How much of the human adaptability can be ascribed to classical biological adaptation of the organism (via natural selection) vs. general plasticity of the human physiology and vs. the ability to tackle challenges through cultural and behavioural flexibility?
Similarly, what evolutionary forces shape genes that are involved in response to the ever-present exposure to pathogens or that contribute to the risk of human disease given a particular lifestyle/environment?
In addition, uni-parental markers (mtDNA and Y-chromosome) allow the reconstruction of phylogenetic relatedness and therefore allow us to track past migrations and describe pre-(historic) expansion patterns.
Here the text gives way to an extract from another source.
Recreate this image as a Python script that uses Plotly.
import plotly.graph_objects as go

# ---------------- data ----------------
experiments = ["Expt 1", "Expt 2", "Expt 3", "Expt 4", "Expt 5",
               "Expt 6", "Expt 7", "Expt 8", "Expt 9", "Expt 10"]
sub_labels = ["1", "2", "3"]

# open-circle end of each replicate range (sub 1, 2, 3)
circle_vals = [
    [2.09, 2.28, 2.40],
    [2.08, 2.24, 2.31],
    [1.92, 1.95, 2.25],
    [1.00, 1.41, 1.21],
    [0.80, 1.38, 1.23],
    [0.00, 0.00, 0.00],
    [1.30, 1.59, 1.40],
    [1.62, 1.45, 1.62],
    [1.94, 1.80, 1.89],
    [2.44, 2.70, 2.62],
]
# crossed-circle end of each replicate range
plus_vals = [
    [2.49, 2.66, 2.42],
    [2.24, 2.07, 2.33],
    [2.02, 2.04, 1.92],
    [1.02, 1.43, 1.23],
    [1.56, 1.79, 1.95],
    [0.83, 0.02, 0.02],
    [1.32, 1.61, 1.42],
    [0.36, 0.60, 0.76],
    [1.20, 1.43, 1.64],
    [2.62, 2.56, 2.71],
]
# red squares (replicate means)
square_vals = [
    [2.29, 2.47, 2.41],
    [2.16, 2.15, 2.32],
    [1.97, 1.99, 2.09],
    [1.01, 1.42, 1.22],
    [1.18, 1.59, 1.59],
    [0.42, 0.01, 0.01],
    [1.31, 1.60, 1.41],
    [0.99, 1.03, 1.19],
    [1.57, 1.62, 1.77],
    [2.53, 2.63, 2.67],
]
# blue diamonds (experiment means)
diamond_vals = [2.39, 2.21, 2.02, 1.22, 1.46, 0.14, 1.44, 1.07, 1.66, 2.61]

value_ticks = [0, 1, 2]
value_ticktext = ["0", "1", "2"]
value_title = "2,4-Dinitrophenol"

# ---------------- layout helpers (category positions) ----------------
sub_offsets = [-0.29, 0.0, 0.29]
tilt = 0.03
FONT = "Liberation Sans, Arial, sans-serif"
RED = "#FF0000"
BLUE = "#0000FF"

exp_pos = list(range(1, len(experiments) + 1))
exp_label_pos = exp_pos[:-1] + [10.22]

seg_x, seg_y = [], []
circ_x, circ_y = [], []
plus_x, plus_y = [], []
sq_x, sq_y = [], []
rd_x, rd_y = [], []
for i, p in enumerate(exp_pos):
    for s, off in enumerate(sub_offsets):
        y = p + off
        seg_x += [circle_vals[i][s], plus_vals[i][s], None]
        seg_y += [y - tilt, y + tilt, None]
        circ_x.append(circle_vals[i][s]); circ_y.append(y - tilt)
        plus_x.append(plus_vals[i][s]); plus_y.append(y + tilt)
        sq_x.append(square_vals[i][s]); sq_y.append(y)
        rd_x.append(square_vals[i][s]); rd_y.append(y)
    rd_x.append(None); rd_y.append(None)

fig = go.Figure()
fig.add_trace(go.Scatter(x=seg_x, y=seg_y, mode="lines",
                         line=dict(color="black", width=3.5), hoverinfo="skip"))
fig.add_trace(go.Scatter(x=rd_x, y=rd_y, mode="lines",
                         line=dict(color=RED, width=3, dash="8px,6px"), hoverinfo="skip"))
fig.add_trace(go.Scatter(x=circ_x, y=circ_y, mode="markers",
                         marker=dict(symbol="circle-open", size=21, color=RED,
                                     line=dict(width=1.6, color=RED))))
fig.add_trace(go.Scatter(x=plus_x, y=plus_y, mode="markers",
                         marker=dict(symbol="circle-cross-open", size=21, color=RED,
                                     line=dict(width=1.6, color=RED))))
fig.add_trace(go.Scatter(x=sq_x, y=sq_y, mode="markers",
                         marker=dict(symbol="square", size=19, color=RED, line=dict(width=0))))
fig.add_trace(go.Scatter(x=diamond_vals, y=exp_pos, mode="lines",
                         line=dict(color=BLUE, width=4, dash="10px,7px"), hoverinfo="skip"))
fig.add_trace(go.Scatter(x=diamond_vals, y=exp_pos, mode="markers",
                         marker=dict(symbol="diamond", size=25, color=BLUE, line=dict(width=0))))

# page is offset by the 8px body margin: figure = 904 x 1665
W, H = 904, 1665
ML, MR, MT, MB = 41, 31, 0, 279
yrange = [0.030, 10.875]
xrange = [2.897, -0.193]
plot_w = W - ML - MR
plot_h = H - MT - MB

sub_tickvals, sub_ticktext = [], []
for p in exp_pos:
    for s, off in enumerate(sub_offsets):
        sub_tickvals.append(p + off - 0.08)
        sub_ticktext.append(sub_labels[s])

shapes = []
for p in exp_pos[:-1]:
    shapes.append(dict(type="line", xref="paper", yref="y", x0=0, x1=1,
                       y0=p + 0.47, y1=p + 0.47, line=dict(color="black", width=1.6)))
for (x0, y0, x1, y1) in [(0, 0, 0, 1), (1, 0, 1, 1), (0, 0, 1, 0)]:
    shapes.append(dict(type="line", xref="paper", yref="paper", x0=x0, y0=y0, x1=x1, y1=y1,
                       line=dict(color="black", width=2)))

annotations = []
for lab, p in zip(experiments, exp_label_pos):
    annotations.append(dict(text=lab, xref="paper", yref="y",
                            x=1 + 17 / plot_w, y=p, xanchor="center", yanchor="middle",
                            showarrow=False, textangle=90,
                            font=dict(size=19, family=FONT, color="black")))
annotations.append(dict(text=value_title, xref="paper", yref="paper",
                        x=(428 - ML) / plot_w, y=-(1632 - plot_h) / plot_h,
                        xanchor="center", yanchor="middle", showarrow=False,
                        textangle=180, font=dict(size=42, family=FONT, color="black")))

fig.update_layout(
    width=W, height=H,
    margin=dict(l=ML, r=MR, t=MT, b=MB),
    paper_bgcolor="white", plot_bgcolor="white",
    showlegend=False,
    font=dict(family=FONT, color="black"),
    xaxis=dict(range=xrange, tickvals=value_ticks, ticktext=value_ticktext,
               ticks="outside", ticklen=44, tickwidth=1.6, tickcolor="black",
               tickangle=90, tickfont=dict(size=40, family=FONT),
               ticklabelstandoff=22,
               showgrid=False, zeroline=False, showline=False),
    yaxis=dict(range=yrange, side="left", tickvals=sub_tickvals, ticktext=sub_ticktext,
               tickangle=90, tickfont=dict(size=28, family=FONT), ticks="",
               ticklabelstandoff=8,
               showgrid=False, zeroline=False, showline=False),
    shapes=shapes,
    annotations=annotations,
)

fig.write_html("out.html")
Associate Professor Bastien Llamas
An integrated molecular approach to human evolution
This project aims to integrate high precision and authentic genomic, epigenomic and microbiome information from human ancient DNA samples to better understand recent human evolution.
Special focus is given to the biological impacts of rapid socio-cultural and environmental changes such as the adoption of farming, epidemics, and colonialism.
Associate Professor Bastien Llamas offers higher degree research and honours studies in the areas of epigenetics, ancient DNA, bioinformatics and genetics.
Dr Yassine Souilmi
Palaeo-population genomics: Studying adaptation using ancient human DNA
This project applies state of the art population and quantitative genetic techniques to a powerful new database of ancient human genomes - spanning from hunter-gatherers and early farmers through to the Middle Ages - to build the first detailed spatio-temporal portrait of human genetic adaptation through time. This record will capture the major socio-cultural transitions in human history, and reveal the genetic and environmental drivers that have shaped modern human genetic diversity and pathology.
Photo: Dollar Bin CC BY-NC 2.0
Dr Gludhug Purnomo
Investigating the peopling of Sahul (the landmass formerly connecting Australia with New Guinea)
Much research is being done on the Pleistocene continent of Sahul, and the human evolutionary team at ACAD is investigating genetic records to better understand the admixture and adaptation to certain climatic environments via two major projects below:
Using genetics to reconstruct the peopling of Sahul
Genetic, ecological, and archaeological evidence indicates that the ancestors of modern Indigenous Australians and Papuans arrived on Sahul >50 thousand years ago and mixed with multiple now-extinct hominin groups during their migration to Sahul.
However, we still know very little about the route(s) taken into Sahul and when and where the ancestors of Australo-Papuans interacted with archaic hominin ancestors during this historic migration. In this project we will use information extracted from hundreds of genomes from populations across Australia, New Guinea, and Island South East Asia to reconstruct these movements and mixing events during the eventful journey to Sahul.
Adaptation and diversification of the first peoples of Sahul
Indigenous Australians currently inhabit a variety of distinct and contrasting environments, a connection that has persisted for thousands to tens of thousands of years. However, major gaps in the current genetic record of Indigenous Australia have prevented detailed analysis of the connection between Indigenous Australians and their homelands, and how living these unique environments have shaped the broad biological diversity observed amongst contemporary Indigenous Australians.
This DECRA project will fill in gaps in the Australian genetic record by using ancient DNA recovered from sediments and screen hundreds of Indigenous Australian genomes for signs of how they have co-evolved with the Australian landscape.